B. The decision to return the application is unreasonable
[39] The Respondent argues that the decision to return the application as incomplete was reasonable because the Applicant did not comply with the requirements of the Ministerial Instructions and application package requirements. I disagree.
[40] To establish an incomplete application, there should be an unbroken chain in the requirements for an application, beginning with section 10 of the Immigration and Refugee Protection Regulations, SOR/2002-227 (IRPR), through the regulations and administrative processing instruments, to the unmet requirement for an application.
[41] In the present case, the alleged unmet requirement was a CV with no chronological gaps. While the CV was a requirement of the application document checklist, and the checklist requirements could be traced through Ministerial Instructions back to the definition of a complete application in section 10 of the IRPR, the checklist did not specify that only CVs with no chronological gaps could qualify as a CV. The Officer who returned the application appears to have imported the “no chronological gap”

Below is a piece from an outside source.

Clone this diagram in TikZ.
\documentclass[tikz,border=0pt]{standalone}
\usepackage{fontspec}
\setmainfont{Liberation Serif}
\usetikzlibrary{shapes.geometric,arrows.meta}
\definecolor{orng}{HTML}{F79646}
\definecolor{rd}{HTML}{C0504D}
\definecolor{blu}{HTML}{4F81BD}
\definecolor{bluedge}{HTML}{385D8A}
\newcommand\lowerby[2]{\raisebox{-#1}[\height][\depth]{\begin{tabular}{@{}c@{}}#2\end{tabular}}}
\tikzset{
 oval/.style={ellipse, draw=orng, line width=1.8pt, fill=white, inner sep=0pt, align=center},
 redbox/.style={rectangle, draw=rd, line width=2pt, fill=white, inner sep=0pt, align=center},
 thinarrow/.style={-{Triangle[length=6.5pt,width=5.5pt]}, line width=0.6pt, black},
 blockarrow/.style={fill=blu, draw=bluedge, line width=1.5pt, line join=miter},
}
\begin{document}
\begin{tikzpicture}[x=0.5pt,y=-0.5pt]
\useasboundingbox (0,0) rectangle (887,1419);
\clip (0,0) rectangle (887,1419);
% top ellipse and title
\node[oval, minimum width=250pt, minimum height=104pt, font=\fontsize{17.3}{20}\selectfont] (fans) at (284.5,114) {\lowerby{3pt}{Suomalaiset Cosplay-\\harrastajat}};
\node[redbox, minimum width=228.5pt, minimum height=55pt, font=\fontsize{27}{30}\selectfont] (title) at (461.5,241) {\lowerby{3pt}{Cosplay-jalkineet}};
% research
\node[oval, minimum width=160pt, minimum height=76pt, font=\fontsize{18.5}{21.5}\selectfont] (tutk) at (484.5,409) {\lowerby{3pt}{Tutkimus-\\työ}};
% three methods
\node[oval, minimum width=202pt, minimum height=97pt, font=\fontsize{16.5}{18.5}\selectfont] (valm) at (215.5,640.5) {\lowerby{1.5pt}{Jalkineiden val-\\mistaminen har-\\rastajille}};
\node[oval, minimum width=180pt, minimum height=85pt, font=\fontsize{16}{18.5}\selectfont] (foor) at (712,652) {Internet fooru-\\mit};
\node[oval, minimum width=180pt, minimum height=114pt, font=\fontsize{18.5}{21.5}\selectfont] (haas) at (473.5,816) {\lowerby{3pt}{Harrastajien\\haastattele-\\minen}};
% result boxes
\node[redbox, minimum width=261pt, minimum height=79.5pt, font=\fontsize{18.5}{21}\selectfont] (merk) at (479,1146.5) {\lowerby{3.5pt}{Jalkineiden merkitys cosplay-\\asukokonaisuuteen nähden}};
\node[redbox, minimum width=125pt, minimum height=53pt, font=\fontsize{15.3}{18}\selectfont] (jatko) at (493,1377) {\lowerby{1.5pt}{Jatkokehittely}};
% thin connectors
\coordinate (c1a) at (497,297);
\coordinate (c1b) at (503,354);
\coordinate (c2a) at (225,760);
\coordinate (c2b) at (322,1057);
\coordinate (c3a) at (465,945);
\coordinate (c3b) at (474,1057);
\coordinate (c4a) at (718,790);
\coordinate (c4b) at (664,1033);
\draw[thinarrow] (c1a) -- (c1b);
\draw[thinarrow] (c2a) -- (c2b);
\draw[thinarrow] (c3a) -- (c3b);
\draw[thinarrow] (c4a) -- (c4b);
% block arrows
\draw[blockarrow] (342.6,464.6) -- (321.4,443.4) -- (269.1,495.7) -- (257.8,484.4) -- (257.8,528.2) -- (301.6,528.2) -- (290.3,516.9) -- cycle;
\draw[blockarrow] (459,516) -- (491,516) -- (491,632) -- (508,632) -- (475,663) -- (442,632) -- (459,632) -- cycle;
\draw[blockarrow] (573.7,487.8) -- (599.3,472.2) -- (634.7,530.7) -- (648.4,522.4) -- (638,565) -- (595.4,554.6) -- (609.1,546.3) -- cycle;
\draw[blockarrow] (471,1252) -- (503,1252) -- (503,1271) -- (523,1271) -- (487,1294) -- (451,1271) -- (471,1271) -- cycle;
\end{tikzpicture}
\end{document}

requirement into the definition of a CV.
[42] Immigration, Refugees and Citizenship Canada (IRCC) sets out several criteria to define a complete application in the document checklist. By contrast to the instructions for CVs, the checklist did specify that a Schedule A: Background Declaration document with chronological gaps would result in an incomplete application. The checklist for Schedule A stated:
IMPORTANT: For this form to be accepted, it must be complete (including no gaps in time for education and personal history in sections C and D).
[43] IRCC clearly turned its mind to the significance of chronological gaps, finding them to violate the requirement of a complete application for the Schedule A: Background Declaration Form, but not to violate the requirement for a complete application for CVs. The Officer did not have the authority to unilaterally add requirements to the definition of a complete application.

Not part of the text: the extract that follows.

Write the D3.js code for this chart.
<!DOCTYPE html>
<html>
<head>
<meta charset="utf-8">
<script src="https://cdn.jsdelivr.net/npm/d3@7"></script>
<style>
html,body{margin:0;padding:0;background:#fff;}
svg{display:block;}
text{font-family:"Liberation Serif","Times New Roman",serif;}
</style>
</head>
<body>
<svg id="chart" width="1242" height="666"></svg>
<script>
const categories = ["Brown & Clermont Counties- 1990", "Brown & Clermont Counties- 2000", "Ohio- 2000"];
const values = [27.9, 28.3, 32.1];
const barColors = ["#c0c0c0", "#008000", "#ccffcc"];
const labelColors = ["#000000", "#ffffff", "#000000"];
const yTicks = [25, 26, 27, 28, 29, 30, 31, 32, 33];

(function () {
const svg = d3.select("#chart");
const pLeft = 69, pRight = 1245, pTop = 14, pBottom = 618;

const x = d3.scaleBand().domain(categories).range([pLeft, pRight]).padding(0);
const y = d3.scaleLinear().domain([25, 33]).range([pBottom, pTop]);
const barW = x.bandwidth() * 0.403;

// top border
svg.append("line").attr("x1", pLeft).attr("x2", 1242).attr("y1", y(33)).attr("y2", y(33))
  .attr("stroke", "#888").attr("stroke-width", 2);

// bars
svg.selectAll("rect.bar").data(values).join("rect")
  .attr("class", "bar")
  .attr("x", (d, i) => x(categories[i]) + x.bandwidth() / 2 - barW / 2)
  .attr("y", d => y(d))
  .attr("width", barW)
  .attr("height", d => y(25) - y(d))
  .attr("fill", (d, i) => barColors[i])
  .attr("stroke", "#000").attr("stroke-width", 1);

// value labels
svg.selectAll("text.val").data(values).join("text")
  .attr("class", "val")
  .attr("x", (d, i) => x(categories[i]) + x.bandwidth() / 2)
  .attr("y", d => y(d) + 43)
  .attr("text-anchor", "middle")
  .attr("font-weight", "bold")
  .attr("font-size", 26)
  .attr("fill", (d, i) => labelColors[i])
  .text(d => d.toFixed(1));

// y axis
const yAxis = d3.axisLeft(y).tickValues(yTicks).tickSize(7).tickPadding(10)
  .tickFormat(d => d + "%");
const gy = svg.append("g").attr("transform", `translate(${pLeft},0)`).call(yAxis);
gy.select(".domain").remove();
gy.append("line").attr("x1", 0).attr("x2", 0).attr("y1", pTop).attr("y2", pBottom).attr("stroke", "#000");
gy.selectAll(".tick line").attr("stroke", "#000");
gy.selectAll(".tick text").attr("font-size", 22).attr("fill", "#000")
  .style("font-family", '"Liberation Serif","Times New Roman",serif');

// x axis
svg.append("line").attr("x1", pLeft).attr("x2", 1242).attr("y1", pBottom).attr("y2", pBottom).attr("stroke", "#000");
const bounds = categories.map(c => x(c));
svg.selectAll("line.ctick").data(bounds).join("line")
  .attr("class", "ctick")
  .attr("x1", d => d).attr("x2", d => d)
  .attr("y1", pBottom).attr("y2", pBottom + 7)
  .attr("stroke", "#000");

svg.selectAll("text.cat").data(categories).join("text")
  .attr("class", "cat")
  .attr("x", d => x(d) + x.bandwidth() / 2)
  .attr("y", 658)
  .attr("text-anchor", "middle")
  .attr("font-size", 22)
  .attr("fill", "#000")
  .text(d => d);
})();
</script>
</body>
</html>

[44] The Respondent argued that the Applicants were sent a procedural fairness letter (PFL) requesting the CVs with no chronological gaps, and the Applicants failed to comply with this request.
[45] However, a PFL is not an instrument legally authorized to define a complete application. PFLs do not fall within the chain of instruments that define a complete application, and an officer’s request within a PFL cannot support the return of an application for incompleteness unless the application also does not meet the requirements set by the instruments that define a complete application.

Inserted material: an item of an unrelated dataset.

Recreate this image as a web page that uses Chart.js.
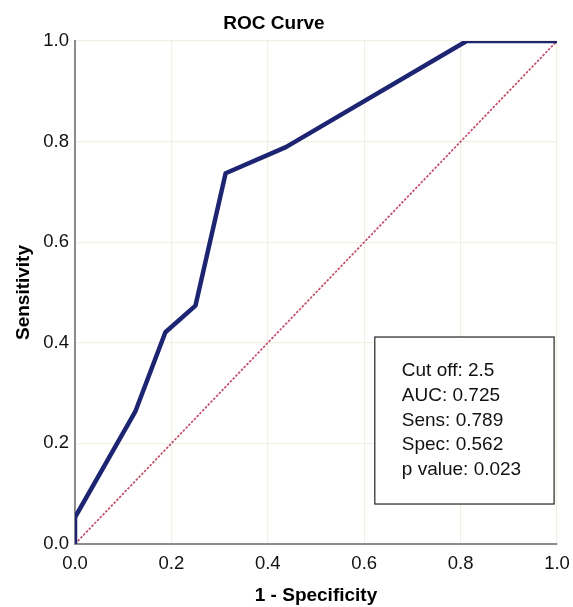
<!DOCTYPE html>
<html>
<head>
<meta charset="utf-8">
<script src="https://cdn.jsdelivr.net/npm/chart.js@4.4.1/dist/chart.umd.min.js"></script>
<style>
  html, body { margin: 0; padding: 0; background: #ffffff; }
  #wrap { width: 573px; height: 607px; position: relative; }
</style>
</head>
<body>
<div id="wrap"><canvas id="roc"></canvas></div>
<script>
// ROC curve points (1 - specificity, sensitivity)
const fpr = [0, 0, 0.125, 0.1875, 0.25, 0.3125, 0.4375, 0.8125, 1];
const tpr = [0, 0.053, 0.263, 0.421, 0.474, 0.737, 0.789, 1, 1];

// reference diagonal
const refX = [0, 1];
const refY = [0, 1];

const tickValues = [0, 0.2, 0.4, 0.6, 0.8, 1.0];
const statLines = ['Cut off: 2.5', 'AUC: 0.725', 'Sens: 0.789', 'Spec: 0.562', 'p value: 0.023'];

const FONT = "'Liberation Sans', Arial, Helvetica, sans-serif";

const toPoints = (xs, ys) => xs.map((x, i) => ({ x: x, y: ys[i] }));

// title + stats box drawn on top of the chart
const extras = {
    id: 'extras',
    afterDraw(chart) {
        const ctx = chart.ctx;
        const { x, y } = chart.scales;
        ctx.save();

        ctx.fillStyle = '#000000';
        ctx.font = 'bold 19px ' + FONT;
        ctx.textAlign = 'center';
        ctx.textBaseline = 'middle';
        ctx.fillText('ROC Curve', 274, 24);

        // stats box
        const left = x.getPixelForValue(0.622);
        const right = x.getPixelForValue(0.994);
        const top = y.getPixelForValue(0.4115);
        const bottom = y.getPixelForValue(0.0795);
        ctx.fillStyle = '#ffffff';
        ctx.fillRect(left, top, right - left, bottom - top);
        ctx.strokeStyle = '#222222';
        ctx.lineWidth = 1.2;
        ctx.strokeRect(left, top, right - left, bottom - top);

        ctx.fillStyle = '#111111';
        ctx.font = '19px ' + FONT;
        ctx.textAlign = 'left';
        statLines.forEach((t, i) => {
            ctx.fillText(t, left + 27, top + 34 + i * 24.7);
        });
        ctx.restore();
    }
};

const axisCommon = {
    type: 'linear',
    min: 0,
    max: 1,
    grid: { color: '#f2f0e4', lineWidth: 1.2, drawTicks: false },
    border: { color: '#8c8c8c', width: 2 },
};

new Chart(document.getElementById('roc'), {
    type: 'line',
    data: {
        datasets: [
            {
                label: 'ROC',
                data: toPoints(fpr, tpr),
                borderColor: '#1d2573',
                borderWidth: 4.5,
                pointRadius: 0,
                tension: 0,
                borderJoinStyle: 'round'
            },
            {
                label: 'Reference',
                data: toPoints(refX, refY),
                borderColor: '#c04d69',
                borderWidth: 1.7,
                borderDash: [2.5, 1.5],
                pointRadius: 0,
                tension: 0
            }
        ]
    },
    options: {
        responsive: true,
        maintainAspectRatio: false,
        animation: false,
        layout: { padding: { top: 41, right: 16, left: 0, bottom: 0 } },
        plugins: {
            legend: { display: false },
            tooltip: { enabled: false }
        },
        scales: {
            x: {
                ...axisCommon,
                position: 'bottom',
                afterBuildTicks: s => { s.ticks = tickValues.map(v => ({ value: v })); },
                afterFit: s => { s.height = 63; s.paddingRight = 0; s.paddingLeft = 0; },
                ticks: {
                    color: '#111111',
                    padding: 9,
                    maxRotation: 0,
                    font: { family: FONT, size: 18.5 },
                    callback: v => Number(v).toFixed(1)
                },
                title: {
                    display: true,
                    text: '1 - Specificity',
                    color: '#000000',
                    font: { family: FONT, size: 19, weight: 'bold' },
                    padding: { top: 0, bottom: 0 }
                }
            },
            y: {
                ...axisCommon,
                position: 'left',
                afterBuildTicks: s => { s.ticks = tickValues.map(v => ({ value: v })); },
                afterFit: s => { s.width = 75; s.paddingTop = 0; s.paddingBottom = 0; },
                ticks: {
                    color: '#111111',
                    padding: 6,
                    font: { family: FONT, size: 18.5 },
                    callback: v => Number(v).toFixed(1)
                },
                title: {
                    display: true,
                    text: 'Sensitivity',
                    color: '#000000',
                    font: { family: FONT, size: 19, weight: 'bold' },
                    padding: { top: 12, bottom: 0 }
                }
            }
        }
    },
    plugins: [extras]
});
</script>
</body>
</html>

[46] While the Applicants’ non-compliance with the request in the PFL may have supported a refusal of the application for non-compliance pursuant to subsections 16(1) and paragraph 41 of the IRPA, the application was not refused on that basis. It was returned as incomplete, based on a requirement for a CV with no chronological gaps that was not specified in section 10 of the IRPR or any of the instruments governing complete applications that flow from section 10. As such, the return of the application as incomplete was unreasonable.
V. Conclusion
[47] The return of the Applicants’ application for incompleteness is a justiciable matter because it affects their rights, results in prejudice and corresponds with the rule of law. The return of the Applicants’ application was unreasonable because the Officer added unjustified requirements to the Respondent’s detailed and specific regime defining a complete application. The application for judicial review is therefore granted.